**Exercise directions:**
Take the lines from the head of the listing through the one bearing "ax.spines[side].set_linewidth(1.2)" and copy them exactly, leaving every picture out.

* begin *

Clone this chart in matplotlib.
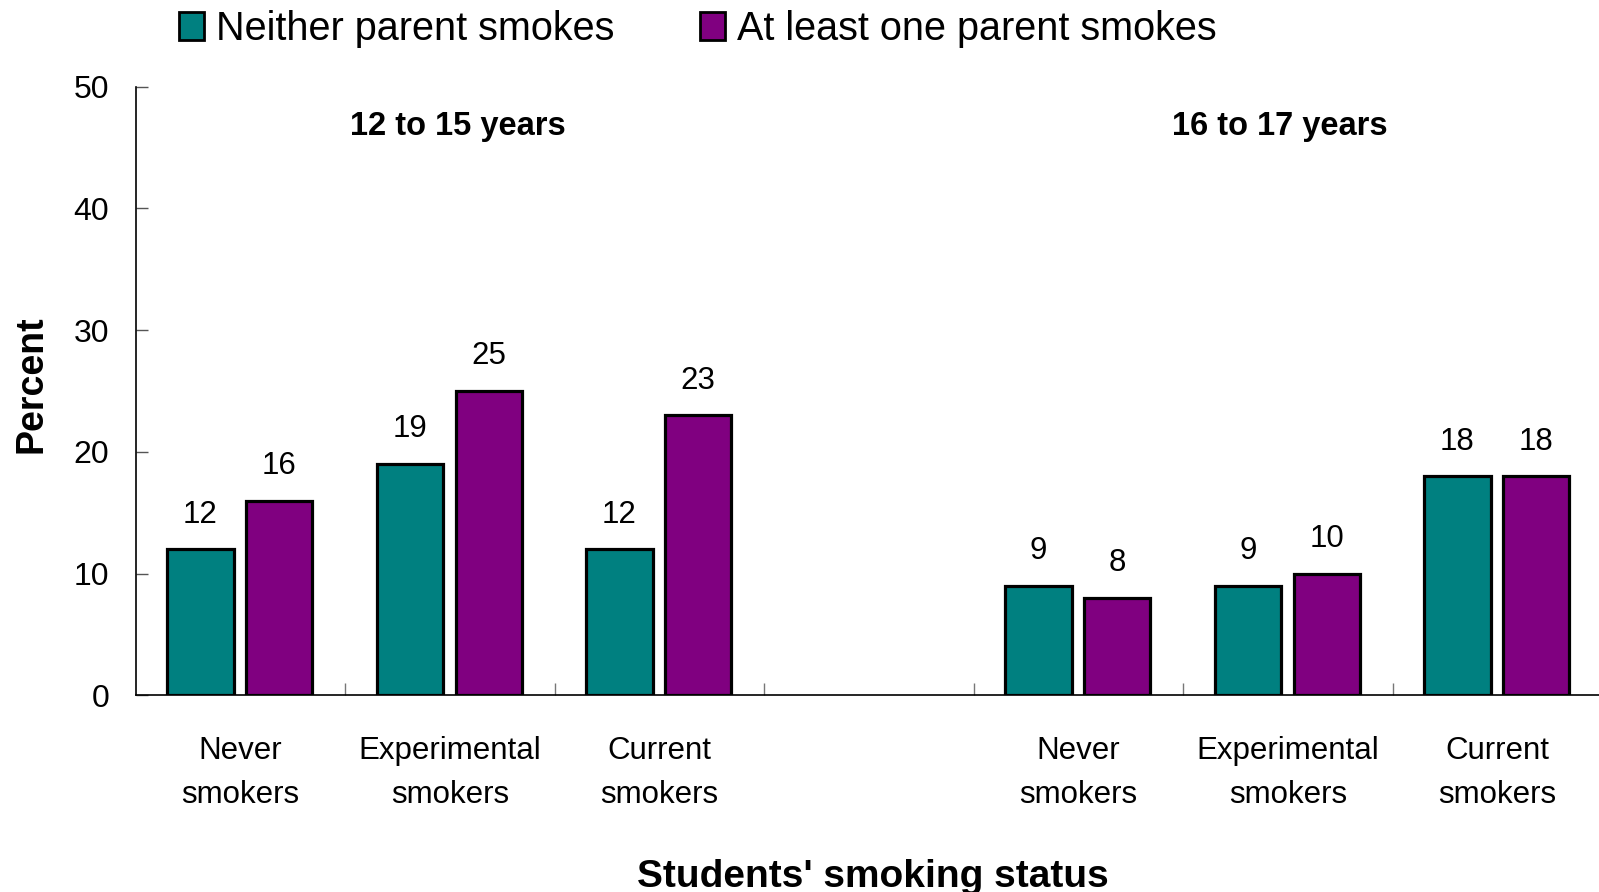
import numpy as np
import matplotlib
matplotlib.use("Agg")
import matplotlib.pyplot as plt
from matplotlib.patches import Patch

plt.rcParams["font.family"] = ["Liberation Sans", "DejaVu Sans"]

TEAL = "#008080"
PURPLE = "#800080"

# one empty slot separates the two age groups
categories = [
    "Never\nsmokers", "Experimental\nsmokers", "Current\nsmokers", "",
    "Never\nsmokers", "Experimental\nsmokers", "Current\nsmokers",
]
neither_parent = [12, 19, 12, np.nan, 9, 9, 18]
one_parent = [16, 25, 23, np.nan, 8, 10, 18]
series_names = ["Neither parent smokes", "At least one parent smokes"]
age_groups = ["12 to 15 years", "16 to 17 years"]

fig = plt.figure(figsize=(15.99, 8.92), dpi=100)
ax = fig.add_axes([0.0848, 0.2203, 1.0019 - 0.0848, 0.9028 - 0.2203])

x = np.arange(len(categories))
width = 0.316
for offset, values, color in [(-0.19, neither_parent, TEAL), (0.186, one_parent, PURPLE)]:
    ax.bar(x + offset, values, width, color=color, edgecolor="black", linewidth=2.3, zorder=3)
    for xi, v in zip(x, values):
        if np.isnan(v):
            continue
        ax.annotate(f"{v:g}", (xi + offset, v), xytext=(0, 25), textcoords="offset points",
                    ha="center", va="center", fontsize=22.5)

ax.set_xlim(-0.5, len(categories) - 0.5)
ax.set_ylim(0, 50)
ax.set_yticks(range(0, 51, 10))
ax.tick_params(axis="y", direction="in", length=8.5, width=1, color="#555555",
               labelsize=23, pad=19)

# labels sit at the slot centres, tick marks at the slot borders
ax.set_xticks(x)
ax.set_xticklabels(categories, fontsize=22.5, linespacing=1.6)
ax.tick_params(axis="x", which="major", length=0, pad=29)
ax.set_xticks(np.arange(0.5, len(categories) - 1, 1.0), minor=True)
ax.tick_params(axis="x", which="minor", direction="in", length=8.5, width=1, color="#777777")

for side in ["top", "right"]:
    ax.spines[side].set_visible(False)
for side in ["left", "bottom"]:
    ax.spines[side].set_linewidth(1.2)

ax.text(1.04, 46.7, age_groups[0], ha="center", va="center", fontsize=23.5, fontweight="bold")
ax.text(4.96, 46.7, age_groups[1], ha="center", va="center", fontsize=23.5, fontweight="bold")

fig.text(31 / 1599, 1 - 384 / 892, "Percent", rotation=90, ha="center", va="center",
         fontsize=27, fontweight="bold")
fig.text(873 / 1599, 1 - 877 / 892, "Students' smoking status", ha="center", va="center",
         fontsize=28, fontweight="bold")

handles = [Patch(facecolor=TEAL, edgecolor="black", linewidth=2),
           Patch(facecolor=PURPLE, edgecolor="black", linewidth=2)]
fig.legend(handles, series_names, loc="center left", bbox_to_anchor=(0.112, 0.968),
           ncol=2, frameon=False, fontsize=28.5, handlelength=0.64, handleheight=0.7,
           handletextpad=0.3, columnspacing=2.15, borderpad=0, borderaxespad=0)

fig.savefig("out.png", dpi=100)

* end *

**Reply to the exercise:**
Clone this chart in matplotlib.
import numpy as np
import matplotlib
matplotlib.use("Agg")
import matplotlib.pyplot as plt
from matplotlib.patches import Patch

plt.rcParams["font.family"] = ["Liberation Sans", "DejaVu Sans"]

TEAL = "#008080"
PURPLE = "#800080"

# one empty slot separates the two age groups
categories = [
    "Never\nsmokers", "Experimental\nsmokers", "Current\nsmokers", "",
    "Never\nsmokers", "Experimental\nsmokers", "Current\nsmokers",
]
neither_parent = [12, 19, 12, np.nan, 9, 9, 18]
one_parent = [16, 25, 23, np.nan, 8, 10, 18]
series_names = ["Neither parent smokes", "At least one parent smokes"]
age_groups = ["12 to 15 years", "16 to 17 years"]

fig = plt.figure(figsize=(15.99, 8.92), dpi=100)
ax = fig.add_axes([0.0848, 0.2203, 1.0019 - 0.0848, 0.9028 - 0.2203])

x = np.arange(len(categories))
width = 0.316
for offset, values, color in [(-0.19, neither_parent, TEAL), (0.186, one_parent, PURPLE)]:
    ax.bar(x + offset, values, width, color=color, edgecolor="black", linewidth=2.3, zorder=3)
    for xi, v in zip(x, values):
        if np.isnan(v):
            continue
        ax.annotate(f"{v:g}", (xi + offset, v), xytext=(0, 25), textcoords="offset points",
                    ha="center", va="center", fontsize=22.5)

ax.set_xlim(-0.5, len(categories) - 0.5)
ax.set_ylim(0, 50)
ax.set_yticks(range(0, 51, 10))
ax.tick_params(axis="y", direction="in", length=8.5, width=1, color="#555555",
               labelsize=23, pad=19)

# labels sit at the slot centres, tick marks at the slot borders
ax.set_xticks(x)
ax.set_xticklabels(categories, fontsize=22.5, linespacing=1.6)
ax.tick_params(axis="x", which="major", length=0, pad=29)
ax.set_xticks(np.arange(0.5, len(categories) - 1, 1.0), minor=True)
ax.tick_params(axis="x", which="minor", direction="in", length=8.5, width=1, color="#777777")

for side in ["top", "right"]:
    ax.spines[side].set_visible(False)
for side in ["left", "bottom"]:
    ax.spines[side].set_linewidth(1.2)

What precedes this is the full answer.